# [Task requirements]
Quote the whole listing word for word. Do not include the pictures.

(begin)

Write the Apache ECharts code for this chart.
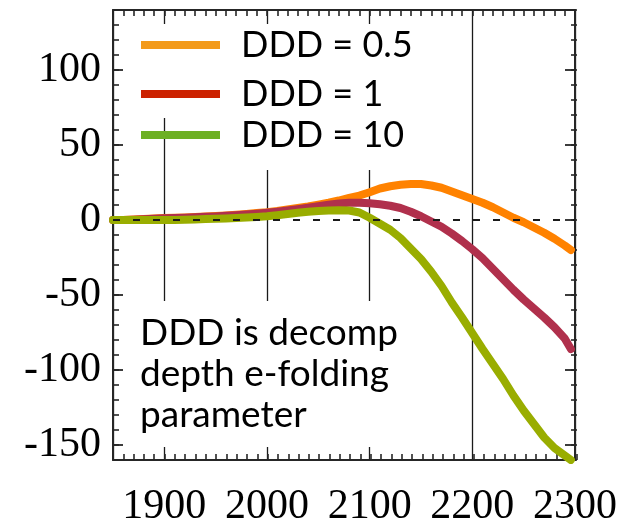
<!DOCTYPE html>
<html>
<head>
<meta charset="utf-8">
<script src="https://cdn.jsdelivr.net/npm/echarts@6.0.0/dist/echarts.min.js"></script>
<style>
  html, body { margin: 0; padding: 0; background: #ffffff; }
  #chart { width: 620px; height: 528px; }
</style>
</head>
<body>
<div id="chart"></div>
<script>
// ---- data ----
const years = [1850,1860,1870,1880,1890,1900,1910,1920,1930,1940,1950,1960,1970,1980,1990,
               2000,2010,2020,2030,2040,2050,2060,2070,2080,2090,2100,2110,2120,2130,2140,
               2150,2160,2170,2180,2190,2200,2210,2220,2230,2240,2250,2260,2270,2280,2290,2296];
const ddd05 = [0,0,0.3,0.6,1,1.3,1.5,1.7,2,2.3,2.6,3,3.5,4,4.6,
               5.2,6,7,8,9,10.2,11.5,13,14.8,16.3,18.5,21,22.5,23.5,24,
               24,23,21.5,19,16.5,14,11.5,8.5,5,1.5,-1.5,-5,-8.5,-12.5,-17,-20];
const ddd1  = [0,0,0.2,0.5,0.8,1.1,1.3,1.5,1.8,2.1,2.4,2.8,3.2,3.7,4.2,
               4.8,5.5,6.3,7.2,8.2,9.2,10.2,11,11.5,11.5,11.2,10.5,9.5,8,5.5,
               2.5,-1,-4.5,-9,-14,-19.5,-25.5,-32.5,-39.5,-46.5,-53,-59,-65,-71.5,-79,-86];
const ddd10 = [0,0,0,0,0,0,0,0.2,0.4,0.6,0.8,1,1.3,1.6,2,
               2.5,3.2,4,4.8,5.5,6,6.3,6.5,6.3,5,1.5,-2.5,-6.5,-12,-19,
               -26,-34.5,-44,-55,-65,-75.5,-86,-96,-106,-117,-127,-136,-145,-152,-157,-160];
const seriesNames = ['DDD = 0.5', 'DDD = 1', 'DDD = 10'];
const xTickLabels = [1900, 2000, 2100, 2200, 2300];
const yTickLabels = [-150, -100, -50, 0, 50, 100];
const noteText = 'DDD is decomp\ndepth e-folding\nparameter';

// ---- styling ----
const lineColors   = ['#FF8200', '#B0304C', '#99AD00'];
const legendColors = ['#F39A1A', '#CC2200', '#6DB024'];
const frame = '#262626';
const G = { left: 113, top: 10, width: 464, height: 450 };
const serifFont = 'Liberation Serif';
const sansFont = 'Lato';

const pairs = v => years.map((y, i) => [y, v[i]]);
const minorTick = { show: true, inside: true, length: 6, lineStyle: { color: frame, width: 1.6 } };
const majorTick = { show: true, inside: true, length: 10, lineStyle: { color: frame, width: 1.8 } };
const frameLine = { show: true, onZero: false, lineStyle: { color: frame, width: 2 } };
const noLine = { show: false, onZero: false };

const chart = echarts.init(document.getElementById('chart'), null, { renderer: 'canvas' });

function legendFor(i, top) {
  return {
    show: true,
    left: 141,
    top: top,
    orient: 'vertical',
    padding: 0,
    icon: 'rect',
    itemWidth: 79,
    itemHeight: 8,
    selectedMode: false,
    itemStyle: { borderWidth: 0 },
    textStyle: { fontFamily: sansFont, fontSize: 36, color: '#000', lineHeight: 40, padding: [0, 0, 0, 16] },
    data: [{ name: seriesNames[i], itemStyle: { color: legendColors[i], borderWidth: 0 } }]
  };
}

const option = {
  animation: false,
  backgroundColor: '#ffffff',
  grid: [Object.assign({}, G), Object.assign({}, G)],
  legend: [legendFor(0, 25), legendFor(1, 74), legendFor(2, 115)],
  xAxis: [
    { gridIndex: 0, type: 'value', position: 'bottom', min: 1850, max: 2300, splitNumber: 5,
      axisLine: frameLine, axisTick: { show: false },
      axisLabel: { show: true, margin: 26, color: '#000', fontFamily: serifFont, fontSize: 42,
                   formatter: v => (xTickLabels.indexOf(v) >= 0 ? String(v) : '') },
      splitLine: { show: true, lineStyle: { color: '#1a1a1a', width: 1.3 } } },
    { gridIndex: 0, type: 'value', position: 'top', min: 1850, max: 2300, interval: 10,
      axisLine: frameLine, axisTick: minorTick, axisLabel: { show: false }, splitLine: { show: false } },
    { gridIndex: 1, type: 'value', position: 'bottom', min: 1850, max: 2300, interval: 10,
      axisLine: noLine, axisTick: minorTick, axisLabel: { show: false }, splitLine: { show: false } }
  ],
  yAxis: [
    { gridIndex: 0, type: 'value', position: 'left', min: -160, max: 140, splitNumber: 6,
      axisLine: frameLine, axisTick: majorTick,
      axisLabel: { show: true, margin: 12, color: '#000', fontFamily: serifFont, fontSize: 42,
                   formatter: v => (yTickLabels.indexOf(v) >= 0 ? String(v) : '') },
      splitLine: { show: false } },
    { gridIndex: 0, type: 'value', position: 'right', min: -160, max: 140, splitNumber: 6,
      axisLine: frameLine, axisTick: majorTick, axisLabel: { show: false }, splitLine: { show: false } },
    { gridIndex: 1, type: 'value', position: 'left', min: -160, max: 140, interval: 10,
      axisLine: noLine, axisTick: minorTick, axisLabel: { show: false }, splitLine: { show: false } },
    { gridIndex: 1, type: 'value', position: 'right', min: -160, max: 140, interval: 10,
      axisLine: noLine, axisTick: minorTick, axisLabel: { show: false }, splitLine: { show: false } }
  ],
  series: [
    { name: seriesNames[0], type: 'line', xAxisIndex: 0, yAxisIndex: 0, data: pairs(ddd05),
      showSymbol: false, symbol: 'none', color: lineColors[0],
      lineStyle: { width: 8, color: lineColors[0], cap: 'round', join: 'round' } },
    { name: seriesNames[1], type: 'line', xAxisIndex: 0, yAxisIndex: 0, data: pairs(ddd1),
      showSymbol: false, symbol: 'none', color: lineColors[1],
      lineStyle: { width: 8, color: lineColors[1], cap: 'round', join: 'round' } },
    { name: seriesNames[2], type: 'line', xAxisIndex: 0, yAxisIndex: 0, data: pairs(ddd10),
      showSymbol: false, symbol: 'none', color: lineColors[2],
      lineStyle: { width: 8, color: lineColors[2], cap: 'round', join: 'round' },
      markLine: { silent: true, symbol: 'none', label: { show: false },
                  lineStyle: { color: '#1a1a1a', width: 2, type: [7, 13] },
                  data: [{ yAxis: 0 }] } }
  ],
  graphic: {
    elements: [
      { type: 'rect', z: 1, silent: true, shape: { x: 150, y: 24, width: 30, height: 94 },
        style: { fill: '#ffffff' } },
      { type: 'rect', z: 1, silent: true, shape: { x: 250, y: 24, width: 135, height: 146 },
        style: { fill: '#ffffff' } },
      { type: 'rect', z: 1, silent: true, shape: { x: 150, y: 301, width: 240, height: 146 },
        style: { fill: '#ffffff' } },
      { type: 'text', z: 10, silent: true, x: 140, y: 313,
        style: { text: noteText, fill: '#000', font: '37px ' + sansFont, lineHeight: 41,
                 textAlign: 'left', textVerticalAlign: 'top' } }
    ]
  }
};
chart.setOption(option);
</script>
</body>
</html>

(end)

# [Final answer]
Write the Apache ECharts code for this chart.
<!DOCTYPE html>
<html>
<head>
<meta charset="utf-8">
<script src="https://cdn.jsdelivr.net/npm/echarts@6.0.0/dist/echarts.min.js"></script>
<style>
  html, body { margin: 0; padding: 0; background: #ffffff; }
  #chart { width: 620px; height: 528px; }
</style>
</head>
<body>
<div id="chart"></div>
<script>
// ---- data ----
const years = [1850,1860,1870,1880,1890,1900,1910,1920,1930,1940,1950,1960,1970,1980,1990,
               2000,2010,2020,2030,2040,2050,2060,2070,2080,2090,2100,2110,2120,2130,2140,
               2150,2160,2170,2180,2190,2200,2210,2220,2230,2240,2250,2260,2270,2280,2290,2296];
const ddd05 = [0,0,0.3,0.6,1,1.3,1.5,1.7,2,2.3,2.6,3,3.5,4,4.6,
               5.2,6,7,8,9,10.2,11.5,13,14.8,16.3,18.5,21,22.5,23.5,24,
               24,23,21.5,19,16.5,14,11.5,8.5,5,1.5,-1.5,-5,-8.5,-12.5,-17,-20];
const ddd1  = [0,0,0.2,0.5,0.8,1.1,1.3,1.5,1.8,2.1,2.4,2.8,3.2,3.7,4.2,
               4.8,5.5,6.3,7.2,8.2,9.2,10.2,11,11.5,11.5,11.2,10.5,9.5,8,5.5,
               2.5,-1,-4.5,-9,-14,-19.5,-25.5,-32.5,-39.5,-46.5,-53,-59,-65,-71.5,-79,-86];
const ddd10 = [0,0,0,0,0,0,0,0.2,0.4,0.6,0.8,1,1.3,1.6,2,
               2.5,3.2,4,4.8,5.5,6,6.3,6.5,6.3,5,1.5,-2.5,-6.5,-12,-19,
               -26,-34.5,-44,-55,-65,-75.5,-86,-96,-106,-117,-127,-136,-145,-152,-157,-160];
const seriesNames = ['DDD = 0.5', 'DDD = 1', 'DDD = 10'];
const xTickLabels = [1900, 2000, 2100, 2200, 2300];
const yTickLabels = [-150, -100, -50, 0, 50, 100];
const noteText = 'DDD is decomp\ndepth e-folding\nparameter';

// ---- styling ----
const lineColors   = ['#FF8200', '#B0304C', '#99AD00'];
const legendColors = ['#F39A1A', '#CC2200', '#6DB024'];
const frame = '#262626';
const G = { left: 113, top: 10, width: 464, height: 450 };
const serifFont = 'Liberation Serif';
const sansFont = 'Lato';

const pairs = v => years.map((y, i) => [y, v[i]]);
const minorTick = { show: true, inside: true, length: 6, lineStyle: { color: frame, width: 1.6 } };
const majorTick = { show: true, inside: true, length: 10, lineStyle: { color: frame, width: 1.8 } };
const frameLine = { show: true, onZero: false, lineStyle: { color: frame, width: 2 } };
const noLine = { show: false, onZero: false };

const chart = echarts.init(document.getElementById('chart'), null, { renderer: 'canvas' });

function legendFor(i, top) {
  return {
    show: true,
    left: 141,
    top: top,
    orient: 'vertical',
    padding: 0,
    icon: 'rect',
    itemWidth: 79,
    itemHeight: 8,
    selectedMode: false,
    itemStyle: { borderWidth: 0 },
    textStyle: { fontFamily: sansFont, fontSize: 36, color: '#000', lineHeight: 40, padding: [0, 0, 0, 16] },
    data: [{ name: seriesNames[i], itemStyle: { color: legendColors[i], borderWidth: 0 } }]
  };
}

const option = {
  animation: false,
  backgroundColor: '#ffffff',
  grid: [Object.assign({}, G), Object.assign({}, G)],
  legend: [legendFor(0, 25), legendFor(1, 74), legendFor(2, 115)],
  xAxis: [
    { gridIndex: 0, type: 'value', position: 'bottom', min: 1850, max: 2300, splitNumber: 5,
      axisLine: frameLine, axisTick: { show: false },
      axisLabel: { show: true, margin: 26, color: '#000', fontFamily: serifFont, fontSize: 42,
                   formatter: v => (xTickLabels.indexOf(v) >= 0 ? String(v) : '') },
      splitLine: { show: true, lineStyle: { color: '#1a1a1a', width: 1.3 } } },
    { gridIndex: 0, type: 'value', position: 'top', min: 1850, max: 2300, interval: 10,
      axisLine: frameLine, axisTick: minorTick, axisLabel: { show: false }, splitLine: { show: false } },
    { gridIndex: 1, type: 'value', position: 'bottom', min: 1850, max: 2300, interval: 10,
      axisLine: noLine, axisTick: minorTick, axisLabel: { show: false }, splitLine: { show: false } }
  ],
  yAxis: [
    { gridIndex: 0, type: 'value', position: 'left', min: -160, max: 140, splitNumber: 6,
      axisLine: frameLine, axisTick: majorTick,
      axisLabel: { show: true, margin: 12, color: '#000', fontFamily: serifFont, fontSize: 42,
                   formatter: v => (yTickLabels.indexOf(v) >= 0 ? String(v) : '') },
      splitLine: { show: false } },
    { gridIndex: 0, type: 'value', position: 'right', min: -160, max: 140, splitNumber: 6,
      axisLine: frameLine, axisTick: majorTick, axisLabel: { show: false }, splitLine: { show: false } },
    { gridIndex: 1, type: 'value', position: 'left', min: -160, max: 140, interval: 10,
      axisLine: noLine, axisTick: minorTick, axisLabel: { show: false }, splitLine: { show: false } },
    { gridIndex: 1, type: 'value', position: 'right', min: -160, max: 140, interval: 10,
      axisLine: noLine, axisTick: minorTick, axisLabel: { show: false }, splitLine: { show: false } }
  ],
  series: [
    { name: seriesNames[0], type: 'line', xAxisIndex: 0, yAxisIndex: 0, data: pairs(ddd05),
      showSymbol: false, symbol: 'none', color: lineColors[0],
      lineStyle: { width: 8, color: lineColors[0], cap: 'round', join: 'round' } },
    { name: seriesNames[1], type: 'line', xAxisIndex: 0, yAxisIndex: 0, data: pairs(ddd1),
      showSymbol: false, symbol: 'none', color: lineColors[1],
      lineStyle: { width: 8, color: lineColors[1], cap: 'round', join: 'round' } },
    { name: seriesNames[2], type: 'line', xAxisIndex: 0, yAxisIndex: 0, data: pairs(ddd10),
      showSymbol: false, symbol: 'none', color: lineColors[2],
      lineStyle: { width: 8, color: lineColors[2], cap: 'round', join: 'round' },
      markLine: { silent: true, symbol: 'none', label: { show: false },
                  lineStyle: { color: '#1a1a1a', width: 2, type: [7, 13] },
                  data: [{ yAxis: 0 }] } }
  ],
  graphic: {
    elements: [
      { type: 'rect', z: 1, silent: true, shape: { x: 150, y: 24, width: 30, height: 94 },
        style: { fill: '#ffffff' } },
      { type: 'rect', z: 1, silent: true, shape: { x: 250, y: 24, width: 135, height: 146 },
        style: { fill: '#ffffff' } },
      { type: 'rect', z: 1, silent: true, shape: { x: 150, y: 301, width: 240, height: 146 },
        style: { fill: '#ffffff' } },
      { type: 'text', z: 10, silent: true, x: 140, y: 313,
        style: { text: noteText, fill: '#000', font: '37px ' + sansFont, lineHeight: 41,
                 textAlign: 'left', textVerticalAlign: 'top' } }
    ]
  }
};
chart.setOption(option);
</script>
</body>
</html>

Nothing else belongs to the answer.